Businesses spend millions of dollars to design and package their products in flamboyant colors to entice consumers to buy their products. But these tactics are lost on a sizable segment of our population: people who are colorblind.

"Blue and red are the worst colors for me to have together," said Jeff Revell, a photographer in Washington, D.C. "Yet they're everywhere. It looks like the blue vibrates inside the red. It gives me a headache."

Revell is red-green colorblind; color distinctions are hard for him. Shades that are blended with red or green, such as purple and brown, all look the same.

About one in 12 men and one in 200 women in the United States are red-green colorblind like Revell, according to the National Institutes of Health. Many products on the market, from food to personal care, are not appropriately packaged for people who are colorblind, neglecting more than 250 million people worldwide, according to colorblind awareness groups. Getting businesses to start considering packaging designs that include, or exclude, certain colors will be a slow process, the groups said.

"Colorblind people don't make a fuss, because they don't realize what they can't see," said Kathryn Albany-Ward, founder of Colour Blind Awareness, a nonprofit group based in Britain. "If they knew what they were missing, they would."

Colorblind people can see colors, but fewer of them. Albany-Ward's 7-year-old son is red-green colorblind.
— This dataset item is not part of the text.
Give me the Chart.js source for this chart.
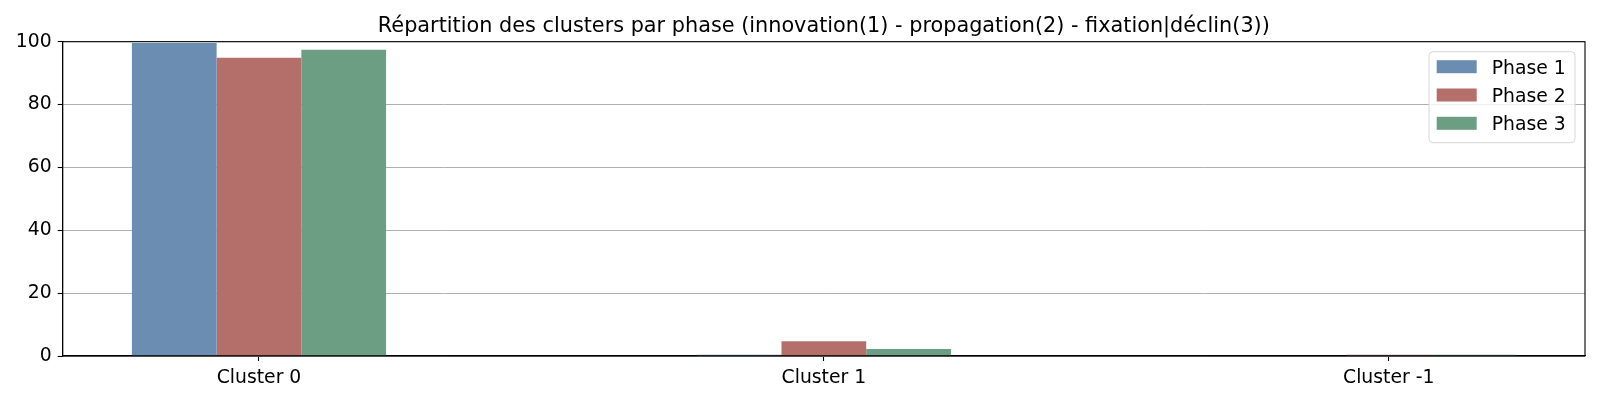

She is trying to get businesses to understand how difficult certain color combinations can be.

"I've been in touch with a lot of toy manufacturers, and they don't even take" color blindness into account, she said, adding that many businesses are reluctant to alter packaging because of the costs involved.

In the United States, Carol Kaufman-Scarborough, a marketing professor at Rutgers University, is working toward a similar goal.

"We place so much emphasis on color as an important marketing tool, but we haven't screened people in terms of their color perception," said Kaufman-Scarborough, who put together the Color Blind Consumer Survey and published reports about colorblind shoppers.

Simplicity of colors is often better, especially when it comes to labeling, she said --even if that means having to make the packaging look less exciting.

"Black print on white background is the easiest one to be sure that's always seen," she said.

Colorblind people lack the ability to see one, two or all three colors of the normal color vision spectrum -- blue, red, green -- in varying degrees. Rarely is anyone achromatopsic, or able to see only black, white and gray. Red-green colorblindness is most common. Blue-yellow colorblindness affects fewer than one in 10,000 people, according to the National Institutes of Health. This makes blue a better color to use for colorblind consumers.

Gillette, the manufacturer of men's shaving products owned by Procter & Gamble, is packaged in blue boxes with a white logo.

"The Gillette logo is both bold and high contrast, so this could help with legibility for people who are colorblind," said Mike Norton, a Procter & Gamble spokesman.

But most American companies show little colorblind consciousness. For example, Richard Buino, a spokesman at Kraft Foods, wasn't aware if his company had a marketing plan for colorblindness.

Corporate blindness to colorblindness is seen on the manufacturing side, too. Jessica Kimbrough, an executive for the giant consumer packaging company Rock Tenn, works with many large businesses.

"We have not had any inquiries from our customers who use paperboard packaging for colors based on colorblindness," she said.

What makes designing for colorblind people even more difficult is the wide variances among them. In seventh-grade science class, Mike Lemons was handed a paper with a circle of dots and numbers in the middle and was surprised that everyone could see numbers that he could not.

Lemons, now a restaurant manager, has since become more comfortable with his colorblindness, but he said he still thinks people and businesses misunderstand the colorblind. Even two red-green colorblind people will see the world differently.

"What you fix for one person's colorblindness might actually make it more difficult for another's," he said.